- [STATED EXERCISE]
Search the data for the string "with" and extract every line where it appears.

── SUPPLIED ENTRIES

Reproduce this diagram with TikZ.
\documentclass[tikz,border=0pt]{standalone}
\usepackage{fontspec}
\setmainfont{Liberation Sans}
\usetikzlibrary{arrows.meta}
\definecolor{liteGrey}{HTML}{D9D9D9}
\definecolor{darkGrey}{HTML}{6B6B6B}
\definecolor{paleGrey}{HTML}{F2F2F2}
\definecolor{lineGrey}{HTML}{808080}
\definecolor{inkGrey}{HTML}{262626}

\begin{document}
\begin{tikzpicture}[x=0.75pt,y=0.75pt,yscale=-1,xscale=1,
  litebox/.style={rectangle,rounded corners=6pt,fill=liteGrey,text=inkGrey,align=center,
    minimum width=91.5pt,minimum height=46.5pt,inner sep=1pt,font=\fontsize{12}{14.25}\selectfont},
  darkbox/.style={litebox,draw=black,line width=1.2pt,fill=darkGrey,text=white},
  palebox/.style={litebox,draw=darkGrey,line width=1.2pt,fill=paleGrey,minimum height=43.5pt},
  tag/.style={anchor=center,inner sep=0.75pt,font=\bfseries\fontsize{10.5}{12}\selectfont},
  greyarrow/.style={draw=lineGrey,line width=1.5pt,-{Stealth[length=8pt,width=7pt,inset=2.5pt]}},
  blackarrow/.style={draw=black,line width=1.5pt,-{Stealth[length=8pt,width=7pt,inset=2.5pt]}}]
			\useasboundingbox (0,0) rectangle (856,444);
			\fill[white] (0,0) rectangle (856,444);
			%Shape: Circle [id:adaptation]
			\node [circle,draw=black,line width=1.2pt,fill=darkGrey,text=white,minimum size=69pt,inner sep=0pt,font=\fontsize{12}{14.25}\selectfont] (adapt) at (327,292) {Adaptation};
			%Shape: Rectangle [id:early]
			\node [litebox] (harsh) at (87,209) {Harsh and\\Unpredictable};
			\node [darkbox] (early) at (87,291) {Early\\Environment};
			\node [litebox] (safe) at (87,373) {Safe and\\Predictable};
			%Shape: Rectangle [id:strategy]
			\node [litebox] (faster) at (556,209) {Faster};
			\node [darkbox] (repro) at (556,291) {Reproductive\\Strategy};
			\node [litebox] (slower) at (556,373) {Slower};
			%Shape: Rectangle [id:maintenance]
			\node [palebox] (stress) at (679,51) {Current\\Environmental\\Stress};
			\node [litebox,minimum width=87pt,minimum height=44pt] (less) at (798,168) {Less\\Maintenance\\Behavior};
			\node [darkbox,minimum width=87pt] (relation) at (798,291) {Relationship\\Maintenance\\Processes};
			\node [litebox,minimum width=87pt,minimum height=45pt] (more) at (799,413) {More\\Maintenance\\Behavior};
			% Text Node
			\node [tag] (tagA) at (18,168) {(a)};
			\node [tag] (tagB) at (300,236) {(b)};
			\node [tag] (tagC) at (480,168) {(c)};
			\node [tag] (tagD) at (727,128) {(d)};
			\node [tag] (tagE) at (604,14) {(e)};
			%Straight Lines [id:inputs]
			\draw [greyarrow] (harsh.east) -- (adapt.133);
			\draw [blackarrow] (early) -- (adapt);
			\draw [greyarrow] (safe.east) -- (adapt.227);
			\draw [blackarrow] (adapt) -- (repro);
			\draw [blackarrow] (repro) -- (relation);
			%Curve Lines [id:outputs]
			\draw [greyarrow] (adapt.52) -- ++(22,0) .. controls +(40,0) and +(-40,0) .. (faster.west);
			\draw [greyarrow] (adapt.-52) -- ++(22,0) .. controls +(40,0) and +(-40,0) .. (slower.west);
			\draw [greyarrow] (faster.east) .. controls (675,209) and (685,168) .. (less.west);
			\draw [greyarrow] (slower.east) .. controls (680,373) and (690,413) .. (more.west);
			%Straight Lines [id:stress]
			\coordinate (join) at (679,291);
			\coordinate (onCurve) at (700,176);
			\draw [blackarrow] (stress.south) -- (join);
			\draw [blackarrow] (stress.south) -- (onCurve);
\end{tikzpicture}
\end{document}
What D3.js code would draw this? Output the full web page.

────
── SUPPLIED ENTRIES

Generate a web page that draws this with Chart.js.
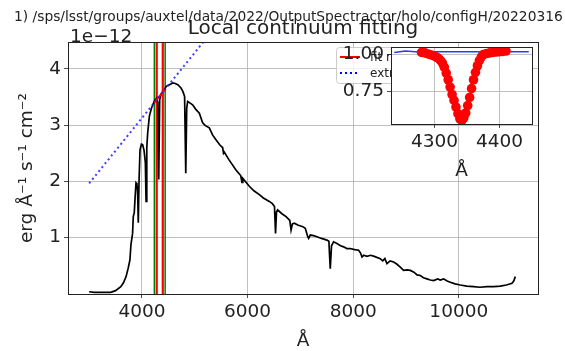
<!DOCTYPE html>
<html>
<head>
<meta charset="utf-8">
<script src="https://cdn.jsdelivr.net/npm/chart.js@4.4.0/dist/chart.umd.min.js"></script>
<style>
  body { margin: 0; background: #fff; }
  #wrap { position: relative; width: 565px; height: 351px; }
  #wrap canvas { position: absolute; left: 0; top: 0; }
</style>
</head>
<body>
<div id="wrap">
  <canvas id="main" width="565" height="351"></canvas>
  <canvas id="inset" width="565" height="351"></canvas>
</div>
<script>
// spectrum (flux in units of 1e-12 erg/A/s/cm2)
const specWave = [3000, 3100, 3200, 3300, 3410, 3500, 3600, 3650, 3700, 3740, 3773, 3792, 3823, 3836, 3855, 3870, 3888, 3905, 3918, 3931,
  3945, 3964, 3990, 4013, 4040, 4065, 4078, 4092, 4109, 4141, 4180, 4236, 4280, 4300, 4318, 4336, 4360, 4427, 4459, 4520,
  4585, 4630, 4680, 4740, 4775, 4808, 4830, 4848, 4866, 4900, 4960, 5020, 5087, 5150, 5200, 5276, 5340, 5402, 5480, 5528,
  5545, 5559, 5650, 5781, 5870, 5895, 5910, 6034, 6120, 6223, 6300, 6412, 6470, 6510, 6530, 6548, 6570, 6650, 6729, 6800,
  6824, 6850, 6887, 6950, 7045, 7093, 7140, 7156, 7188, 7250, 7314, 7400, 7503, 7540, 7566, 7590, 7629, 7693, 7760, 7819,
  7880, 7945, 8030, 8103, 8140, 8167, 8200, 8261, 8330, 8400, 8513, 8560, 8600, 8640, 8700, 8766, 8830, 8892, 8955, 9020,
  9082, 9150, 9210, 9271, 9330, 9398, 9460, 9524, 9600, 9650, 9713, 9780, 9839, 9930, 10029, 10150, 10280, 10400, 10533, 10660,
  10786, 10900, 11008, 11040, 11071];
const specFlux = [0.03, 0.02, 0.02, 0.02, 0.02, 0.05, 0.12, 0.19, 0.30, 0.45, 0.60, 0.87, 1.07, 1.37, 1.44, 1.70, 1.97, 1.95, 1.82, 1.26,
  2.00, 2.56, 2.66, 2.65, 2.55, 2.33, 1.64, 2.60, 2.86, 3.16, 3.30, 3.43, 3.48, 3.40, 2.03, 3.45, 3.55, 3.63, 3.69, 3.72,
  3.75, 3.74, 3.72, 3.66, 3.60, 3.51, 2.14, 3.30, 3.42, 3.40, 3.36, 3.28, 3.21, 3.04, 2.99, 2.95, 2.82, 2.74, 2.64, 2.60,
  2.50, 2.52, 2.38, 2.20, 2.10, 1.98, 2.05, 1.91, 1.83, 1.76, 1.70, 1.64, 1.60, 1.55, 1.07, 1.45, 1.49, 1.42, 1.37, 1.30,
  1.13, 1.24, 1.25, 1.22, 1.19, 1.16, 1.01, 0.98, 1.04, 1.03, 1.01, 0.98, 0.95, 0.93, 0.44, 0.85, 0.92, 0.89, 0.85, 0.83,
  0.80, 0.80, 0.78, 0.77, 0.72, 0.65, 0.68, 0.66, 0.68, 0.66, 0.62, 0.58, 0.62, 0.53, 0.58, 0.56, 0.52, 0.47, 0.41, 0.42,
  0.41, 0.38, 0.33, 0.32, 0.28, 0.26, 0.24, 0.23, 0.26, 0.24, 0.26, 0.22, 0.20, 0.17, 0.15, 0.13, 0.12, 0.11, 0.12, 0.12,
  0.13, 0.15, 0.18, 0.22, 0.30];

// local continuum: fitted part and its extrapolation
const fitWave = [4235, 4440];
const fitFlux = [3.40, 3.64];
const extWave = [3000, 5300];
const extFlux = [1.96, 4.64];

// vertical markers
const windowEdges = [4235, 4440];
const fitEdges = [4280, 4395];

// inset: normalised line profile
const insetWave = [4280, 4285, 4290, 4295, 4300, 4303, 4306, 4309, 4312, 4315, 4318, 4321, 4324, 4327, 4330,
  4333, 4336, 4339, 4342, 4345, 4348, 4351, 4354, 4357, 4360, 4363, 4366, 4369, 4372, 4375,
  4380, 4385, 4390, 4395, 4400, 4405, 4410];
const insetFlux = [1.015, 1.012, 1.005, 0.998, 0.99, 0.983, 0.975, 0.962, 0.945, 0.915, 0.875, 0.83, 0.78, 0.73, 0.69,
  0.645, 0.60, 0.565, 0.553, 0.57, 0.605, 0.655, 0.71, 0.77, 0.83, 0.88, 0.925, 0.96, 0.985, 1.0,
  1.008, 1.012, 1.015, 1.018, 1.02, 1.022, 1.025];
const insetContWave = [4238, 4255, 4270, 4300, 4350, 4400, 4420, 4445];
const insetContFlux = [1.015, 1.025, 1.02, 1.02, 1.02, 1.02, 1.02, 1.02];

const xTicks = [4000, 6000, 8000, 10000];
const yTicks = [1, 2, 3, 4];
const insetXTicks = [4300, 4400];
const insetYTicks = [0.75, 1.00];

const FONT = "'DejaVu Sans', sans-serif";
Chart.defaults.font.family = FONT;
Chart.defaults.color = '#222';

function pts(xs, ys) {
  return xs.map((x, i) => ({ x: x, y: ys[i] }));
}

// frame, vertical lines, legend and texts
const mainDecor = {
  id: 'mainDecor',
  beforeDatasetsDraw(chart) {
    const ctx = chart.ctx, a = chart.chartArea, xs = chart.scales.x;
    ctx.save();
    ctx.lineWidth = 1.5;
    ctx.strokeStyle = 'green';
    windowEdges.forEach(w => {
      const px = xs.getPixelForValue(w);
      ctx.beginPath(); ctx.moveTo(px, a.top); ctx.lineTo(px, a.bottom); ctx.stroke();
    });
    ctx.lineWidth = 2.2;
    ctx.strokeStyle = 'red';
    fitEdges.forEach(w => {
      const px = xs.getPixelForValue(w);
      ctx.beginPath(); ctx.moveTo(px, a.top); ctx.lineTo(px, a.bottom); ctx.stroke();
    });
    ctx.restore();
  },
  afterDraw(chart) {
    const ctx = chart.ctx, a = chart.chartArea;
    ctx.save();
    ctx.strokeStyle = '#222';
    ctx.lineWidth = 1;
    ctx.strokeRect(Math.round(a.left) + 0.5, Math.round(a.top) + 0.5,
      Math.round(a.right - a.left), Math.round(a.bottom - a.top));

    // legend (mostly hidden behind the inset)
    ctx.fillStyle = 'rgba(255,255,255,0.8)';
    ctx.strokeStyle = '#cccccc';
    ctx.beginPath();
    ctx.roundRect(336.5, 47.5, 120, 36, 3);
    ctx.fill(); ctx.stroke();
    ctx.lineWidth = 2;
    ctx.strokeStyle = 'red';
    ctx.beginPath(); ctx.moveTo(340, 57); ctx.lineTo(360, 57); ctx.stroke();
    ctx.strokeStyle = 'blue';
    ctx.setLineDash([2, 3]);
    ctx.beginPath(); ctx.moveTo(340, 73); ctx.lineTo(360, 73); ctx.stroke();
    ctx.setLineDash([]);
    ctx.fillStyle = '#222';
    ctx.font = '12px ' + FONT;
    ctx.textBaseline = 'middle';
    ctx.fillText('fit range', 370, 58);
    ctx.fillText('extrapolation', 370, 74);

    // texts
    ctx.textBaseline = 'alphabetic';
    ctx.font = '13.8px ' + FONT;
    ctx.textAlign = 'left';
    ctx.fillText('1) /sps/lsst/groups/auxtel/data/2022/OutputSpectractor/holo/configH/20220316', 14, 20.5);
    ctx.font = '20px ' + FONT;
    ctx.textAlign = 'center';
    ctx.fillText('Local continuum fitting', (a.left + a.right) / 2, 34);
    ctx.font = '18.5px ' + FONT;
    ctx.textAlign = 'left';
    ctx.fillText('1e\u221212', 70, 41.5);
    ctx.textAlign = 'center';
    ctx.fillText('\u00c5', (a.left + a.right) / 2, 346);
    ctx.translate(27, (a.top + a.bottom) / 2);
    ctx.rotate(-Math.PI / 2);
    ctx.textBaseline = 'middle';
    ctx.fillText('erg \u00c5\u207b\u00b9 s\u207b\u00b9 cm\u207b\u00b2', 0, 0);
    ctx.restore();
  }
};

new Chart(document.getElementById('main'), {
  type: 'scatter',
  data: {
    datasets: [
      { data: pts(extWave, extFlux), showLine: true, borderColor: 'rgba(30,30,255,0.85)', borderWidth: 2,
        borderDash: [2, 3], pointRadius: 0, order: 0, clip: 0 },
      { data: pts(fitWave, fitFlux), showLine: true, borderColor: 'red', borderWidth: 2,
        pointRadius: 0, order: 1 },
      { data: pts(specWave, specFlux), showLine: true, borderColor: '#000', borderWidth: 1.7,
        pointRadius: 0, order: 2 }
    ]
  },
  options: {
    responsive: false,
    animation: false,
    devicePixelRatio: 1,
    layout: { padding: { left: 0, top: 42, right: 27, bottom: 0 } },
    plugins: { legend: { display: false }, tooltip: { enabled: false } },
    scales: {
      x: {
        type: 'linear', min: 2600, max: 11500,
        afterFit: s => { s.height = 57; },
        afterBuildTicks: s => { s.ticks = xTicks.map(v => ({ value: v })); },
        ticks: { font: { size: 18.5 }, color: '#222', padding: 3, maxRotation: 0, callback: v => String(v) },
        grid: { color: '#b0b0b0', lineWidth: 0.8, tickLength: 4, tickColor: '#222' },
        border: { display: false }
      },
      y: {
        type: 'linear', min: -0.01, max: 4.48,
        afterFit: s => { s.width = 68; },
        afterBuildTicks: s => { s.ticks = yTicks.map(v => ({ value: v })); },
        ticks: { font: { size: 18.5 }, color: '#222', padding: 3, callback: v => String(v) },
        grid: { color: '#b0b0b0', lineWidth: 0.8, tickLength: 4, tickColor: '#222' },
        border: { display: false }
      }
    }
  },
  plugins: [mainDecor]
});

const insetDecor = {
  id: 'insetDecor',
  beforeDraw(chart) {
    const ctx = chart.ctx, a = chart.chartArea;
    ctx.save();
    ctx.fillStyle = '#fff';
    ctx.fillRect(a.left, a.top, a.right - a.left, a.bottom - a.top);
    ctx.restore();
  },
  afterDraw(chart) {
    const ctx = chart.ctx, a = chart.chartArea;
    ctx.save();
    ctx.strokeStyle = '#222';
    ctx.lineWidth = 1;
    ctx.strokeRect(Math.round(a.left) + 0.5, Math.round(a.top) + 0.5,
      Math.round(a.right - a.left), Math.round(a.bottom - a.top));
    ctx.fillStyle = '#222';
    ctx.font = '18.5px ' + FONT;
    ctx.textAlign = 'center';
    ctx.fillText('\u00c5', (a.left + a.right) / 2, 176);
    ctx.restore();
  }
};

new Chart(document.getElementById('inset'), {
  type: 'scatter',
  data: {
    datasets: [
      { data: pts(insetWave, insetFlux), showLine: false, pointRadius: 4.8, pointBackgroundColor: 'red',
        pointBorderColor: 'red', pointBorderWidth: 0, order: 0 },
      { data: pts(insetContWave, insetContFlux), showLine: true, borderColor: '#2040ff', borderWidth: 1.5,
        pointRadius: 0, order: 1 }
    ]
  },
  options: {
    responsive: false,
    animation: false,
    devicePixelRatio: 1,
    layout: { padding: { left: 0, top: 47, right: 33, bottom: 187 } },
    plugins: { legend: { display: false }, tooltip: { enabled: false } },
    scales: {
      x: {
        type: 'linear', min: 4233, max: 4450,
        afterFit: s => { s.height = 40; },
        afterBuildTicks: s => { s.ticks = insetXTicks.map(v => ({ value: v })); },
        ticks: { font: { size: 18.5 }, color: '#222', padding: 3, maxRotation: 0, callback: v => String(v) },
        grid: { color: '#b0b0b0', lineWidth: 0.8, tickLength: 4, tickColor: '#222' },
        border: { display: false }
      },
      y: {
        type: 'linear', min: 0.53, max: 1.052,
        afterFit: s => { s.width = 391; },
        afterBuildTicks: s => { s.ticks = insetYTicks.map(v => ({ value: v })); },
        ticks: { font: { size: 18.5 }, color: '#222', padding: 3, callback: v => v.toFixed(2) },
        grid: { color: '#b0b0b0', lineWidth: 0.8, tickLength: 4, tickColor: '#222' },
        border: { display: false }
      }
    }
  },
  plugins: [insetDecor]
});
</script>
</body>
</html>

────

- [EXPECTED OUTPUT]
Reproduce this diagram with TikZ.
Generate a web page that draws this with Chart.js.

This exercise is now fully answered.